Congratulations to Moody Graham on their Merit award in the Design-Built category for Guardians of the First Amendment Memorial in Annapolis, MD.
The Guardians of the First Amendment Memorial was conceived as a response to the shooting on June 28, 2018 that took the lives of five journalists of the Capital Gazette newspaper.
The landscape architects were asked by the Dr. Martin Luther King, Jr. Committee to design a memorial to commemorate the lives of Gerald Fischman, Rob Hiaasen, John McNamara, Rebecca Smith, and Wendi Winters who were murdered in their office. A site in the center of Annapolis, Maryland, near the Market House and City Dock was suggested.

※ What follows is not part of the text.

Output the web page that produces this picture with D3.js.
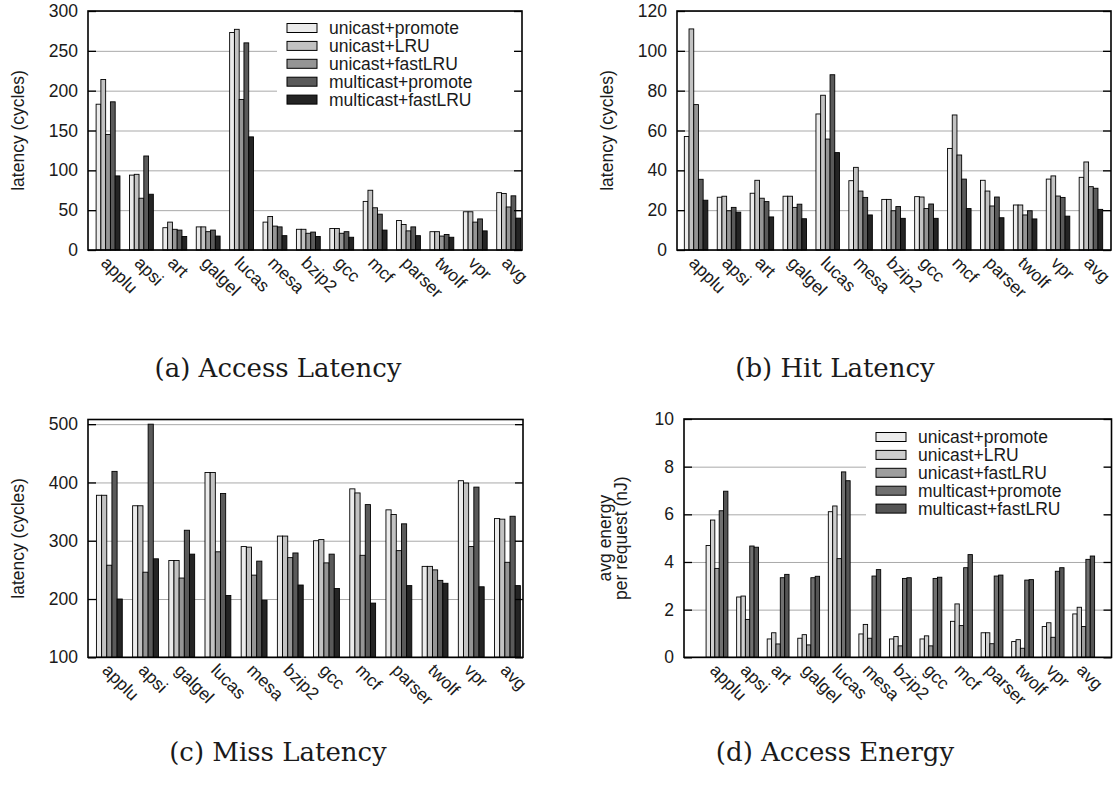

The design narrative came into focus after a meeting with the Baltimore Media Group, the owners of the Capital Gazette: Journalists represent the community and work as guardians of the First Amendment, including freedom of the press.
A grove of trees (the community) is embraced by a curving wall that includes an eight foot high by eight foot wide granite panel inscribed with the First Amendment. In front of the wall are five granite pillars. The pillars are an extension of the grove of treesand represent the members of the community who are guardians of the First Amendment. The backdrop is a brick wall, a familiar landscape within the historic 17th century city.
The project was funded by the City of Annapolis, Anne Arundel County, the State of Maryland, and private donations. The landscape architects collaborated with the Annapolis Department of Public Works, the Annapolis Historic Preservation Commission, the Annapolis Art in Public Places Commission, and the Maryland Historic Trust to create a safe and sacred space within the historic fabric of Annapolis, Maryland.
On the third anniversary of the event the memorial was dedicated to the city. The ceremony was attended by government members, families of the deceased, journalists from the Capital Gazette, first responders, the Dr. Martin Luther King, Jr. Committee, and members of the public. From the dedication forward, the space has been a place for healing and remembrance for the Annapolis community.
The memorial uses natural materials and motifs to present compelling imagery and a design tied closely to the surrounding history and environment. The judges applauded the project’s use of symbolism in subtle and profound ways to tell the community’s heartbreaking but ultimately inspiring story.